_Given instruction_.
Images are not part of the copy; write out the rest of the data exactly as given.

━━ Source excerpt ━━

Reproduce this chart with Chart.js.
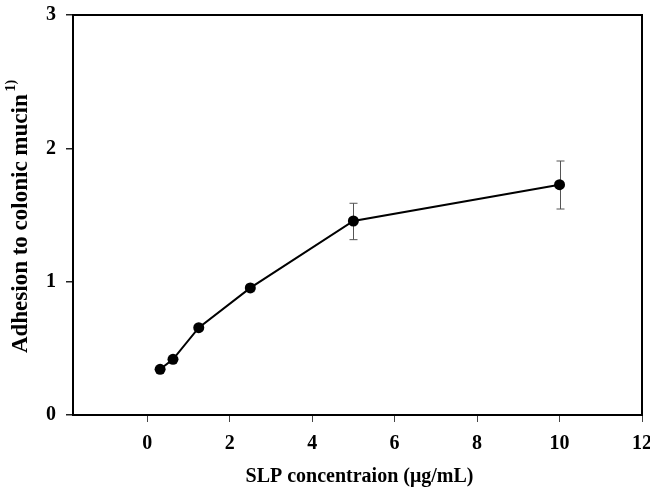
<!DOCTYPE html>
<html>
<head>
<meta charset="utf-8">
<script src="https://cdn.jsdelivr.net/npm/chart.js@4/dist/chart.umd.min.js"></script>
<style>
html,body{margin:0;padding:0;background:#fff;}
#wrap{width:650px;height:489px;position:relative;}
</style>
</head>
<body>
<div id="wrap"><canvas id="c" width="650" height="489"></canvas></div>
<script>
const concentrations = [0.3125, 0.625, 1.25, 2.5, 5, 10];
const adhesion = [0.343, 0.418, 0.655, 0.953, 1.455, 1.727];
const errLow = [0.343, 0.418, 0.655, 0.925, 1.315, 1.545];
const errHigh = [0.343, 0.418, 0.655, 0.98, 1.588, 1.905];
const xTicks = [0, 2, 4, 6, 8, 10, 12];
const yTicks = [0, 1, 2, 3];
const xTitle = 'SLP concentraion (\u03bcg/mL)';
const yTitle = 'Adhesion to colonic mucin';
const ySup = '1)';

const FONT = '"Liberation Serif", "Times New Roman", serif';

const boxPlugin = {
  id: 'box',
  afterDraw(chart) {
    const {ctx, chartArea: a} = chart;
    ctx.save();
    ctx.strokeStyle = '#000';
    ctx.lineWidth = 2;
    ctx.strokeRect(a.left, a.top, a.right - a.left, a.bottom - a.top);
    // x title
    ctx.fillStyle = '#000';
    ctx.font = 'bold 20px ' + FONT;
    ctx.textAlign = 'center';
    ctx.textBaseline = 'middle';
    ctx.fillText(xTitle, (a.left + a.right) / 2 + 2, 477);
    // y title with superscript
    ctx.translate(21, (a.top + a.bottom) / 2);
    ctx.rotate(-Math.PI / 2);
    ctx.font = 'bold 23px ' + FONT;
    const w1 = ctx.measureText(yTitle + ' ').width;
    ctx.font = 'bold 14px ' + FONT;
    const w2 = ctx.measureText(ySup).width;
    const start = -(w1 + w2) / 2;
    ctx.textAlign = 'left';
    ctx.font = 'bold 23px ' + FONT;
    ctx.fillText(yTitle, start, 0);
    ctx.font = 'bold 14px ' + FONT;
    ctx.fillText(ySup, start + w1 - 3, -10);
    ctx.restore();
  }
};

const errPlugin = {
  id: 'errbars',
  beforeDatasetsDraw(chart) {
    const {ctx, scales: {x, y}} = chart;
    ctx.save();
    ctx.strokeStyle = '#555';
    ctx.lineWidth = 1;
    for (let i = 0; i < concentrations.length; i++) {
      if (errHigh[i] - errLow[i] < 0.001) continue;
      const px = Math.round(x.getPixelForValue(concentrations[i])) + 0.5;
      const yt = y.getPixelForValue(errHigh[i]);
      const yb = y.getPixelForValue(errLow[i]);
      ctx.beginPath();
      ctx.moveTo(px, yt); ctx.lineTo(px, yb);
      ctx.moveTo(px - 4, yt); ctx.lineTo(px + 4, yt);
      ctx.moveTo(px - 4, yb); ctx.lineTo(px + 4, yb);
      ctx.stroke();
    }
    ctx.restore();
  }
};

new Chart(document.getElementById('c'), {
  type: 'scatter',
  data: {
    datasets: [{
      data: concentrations.map((c, i) => ({x: c, y: adhesion[i]})),
      showLine: true,
      borderColor: '#000',
      borderWidth: 2,
      backgroundColor: '#000',
      pointBackgroundColor: '#000',
      pointBorderColor: '#000',
      pointRadius: 5.5,
      pointBorderWidth: 0,
      tension: 0
    }]
  },
  options: {
    responsive: false,
    animation: false,
    layout: {padding: {top: 15, right: 8, left: 0, bottom: 0}},
    plugins: {legend: {display: false}, tooltip: {enabled: false}},
    scales: {
      x: {
        type: 'linear',
        min: -1.8,
        max: 12,
        afterBuildTicks(s) { s.ticks = xTicks.map(v => ({value: v})); },
        afterFit(s) { s.height = 74; s.paddingLeft = 0; s.paddingRight = 0; },
        border: {display: false},
        grid: {drawOnChartArea: false, drawTicks: true, tickLength: 7, color: '#444', lineWidth: 1},
        ticks: {color: '#000', font: {family: FONT, size: 20, weight: 'bold'}, padding: 10, maxRotation: 0}
      },
      y: {
        type: 'linear',
        min: 0,
        max: 3,
        afterBuildTicks(s) { s.ticks = yTicks.map(v => ({value: v})); },
        afterFit(s) { s.width = 73; s.paddingTop = 0; s.paddingBottom = 0; },
        border: {display: false},
        grid: {drawOnChartArea: false, drawTicks: true, tickLength: 7, color: '#222', lineWidth: 1.5},
        ticks: {color: '#000', font: {family: FONT, size: 20, weight: 'bold'}, padding: 10}
      }
    }
  },
  plugins: [errPlugin, boxPlugin]
});
</script>
</body>
</html>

━━━

_Task response_.
Reproduce this chart with Chart.js.
<!DOCTYPE html>
<html>
<head>
<meta charset="utf-8">
<script src="https://cdn.jsdelivr.net/npm/chart.js@4/dist/chart.umd.min.js"></script>
<style>
html,body{margin:0;padding:0;background:#fff;}
#wrap{width:650px;height:489px;position:relative;}
</style>
</head>
<body>
<div id="wrap"><canvas id="c" width="650" height="489"></canvas></div>
<script>
const concentrations = [0.3125, 0.625, 1.25, 2.5, 5, 10];
const adhesion = [0.343, 0.418, 0.655, 0.953, 1.455, 1.727];
const errLow = [0.343, 0.418, 0.655, 0.925, 1.315, 1.545];
const errHigh = [0.343, 0.418, 0.655, 0.98, 1.588, 1.905];
const xTicks = [0, 2, 4, 6, 8, 10, 12];
const yTicks = [0, 1, 2, 3];
const xTitle = 'SLP concentraion (\u03bcg/mL)';
const yTitle = 'Adhesion to colonic mucin';
const ySup = '1)';

const FONT = '"Liberation Serif", "Times New Roman", serif';

const boxPlugin = {
  id: 'box',
  afterDraw(chart) {
    const {ctx, chartArea: a} = chart;
    ctx.save();
    ctx.strokeStyle = '#000';
    ctx.lineWidth = 2;
    ctx.strokeRect(a.left, a.top, a.right - a.left, a.bottom - a.top);
    // x title
    ctx.fillStyle = '#000';
    ctx.font = 'bold 20px ' + FONT;
    ctx.textAlign = 'center';
    ctx.textBaseline = 'middle';
    ctx.fillText(xTitle, (a.left + a.right) / 2 + 2, 477);
    // y title with superscript
    ctx.translate(21, (a.top + a.bottom) / 2);
    ctx.rotate(-Math.PI / 2);
    ctx.font = 'bold 23px ' + FONT;
    const w1 = ctx.measureText(yTitle + ' ').width;
    ctx.font = 'bold 14px ' + FONT;
    const w2 = ctx.measureText(ySup).width;
    const start = -(w1 + w2) / 2;
    ctx.textAlign = 'left';
    ctx.font = 'bold 23px ' + FONT;
    ctx.fillText(yTitle, start, 0);
    ctx.font = 'bold 14px ' + FONT;
    ctx.fillText(ySup, start + w1 - 3, -10);
    ctx.restore();
  }
};

const errPlugin = {
  id: 'errbars',
  beforeDatasetsDraw(chart) {
    const {ctx, scales: {x, y}} = chart;
    ctx.save();
    ctx.strokeStyle = '#555';
    ctx.lineWidth = 1;
    for (let i = 0; i < concentrations.length; i++) {
      if (errHigh[i] - errLow[i] < 0.001) continue;
      const px = Math.round(x.getPixelForValue(concentrations[i])) + 0.5;
      const yt = y.getPixelForValue(errHigh[i]);
      const yb = y.getPixelForValue(errLow[i]);
      ctx.beginPath();
      ctx.moveTo(px, yt); ctx.lineTo(px, yb);
      ctx.moveTo(px - 4, yt); ctx.lineTo(px + 4, yt);
      ctx.moveTo(px - 4, yb); ctx.lineTo(px + 4, yb);
      ctx.stroke();
    }
    ctx.restore();
  }
};

new Chart(document.getElementById('c'), {
  type: 'scatter',
  data: {
    datasets: [{
      data: concentrations.map((c, i) => ({x: c, y: adhesion[i]})),
      showLine: true,
      borderColor: '#000',
      borderWidth: 2,
      backgroundColor: '#000',
      pointBackgroundColor: '#000',
      pointBorderColor: '#000',
      pointRadius: 5.5,
      pointBorderWidth: 0,
      tension: 0
    }]
  },
  options: {
    responsive: false,
    animation: false,
    layout: {padding: {top: 15, right: 8, left: 0, bottom: 0}},
    plugins: {legend: {display: false}, tooltip: {enabled: false}},
    scales: {
      x: {
        type: 'linear',
        min: -1.8,
        max: 12,
        afterBuildTicks(s) { s.ticks = xTicks.map(v => ({value: v})); },
        afterFit(s) { s.height = 74; s.paddingLeft = 0; s.paddingRight = 0; },
        border: {display: false},
        grid: {drawOnChartArea: false, drawTicks: true, tickLength: 7, color: '#444', lineWidth: 1},
        ticks: {color: '#000', font: {family: FONT, size: 20, weight: 'bold'}, padding: 10, maxRotation: 0}
      },
      y: {
        type: 'linear',
        min: 0,
        max: 3,
        afterBuildTicks(s) { s.ticks = yTicks.map(v => ({value: v})); },
        afterFit(s) { s.width = 73; s.paddingTop = 0; s.paddingBottom = 0; },
        border: {display: false},
        grid: {drawOnChartArea: false, drawTicks: true, tickLength: 7, color: '#222', lineWidth: 1.5},
        ticks: {color: '#000', font: {family: FONT, size: 20, weight: 'bold'}, padding: 10}
      }
    }
  },
  plugins: [errPlugin, boxPlugin]
});
</script>
</body>
</html>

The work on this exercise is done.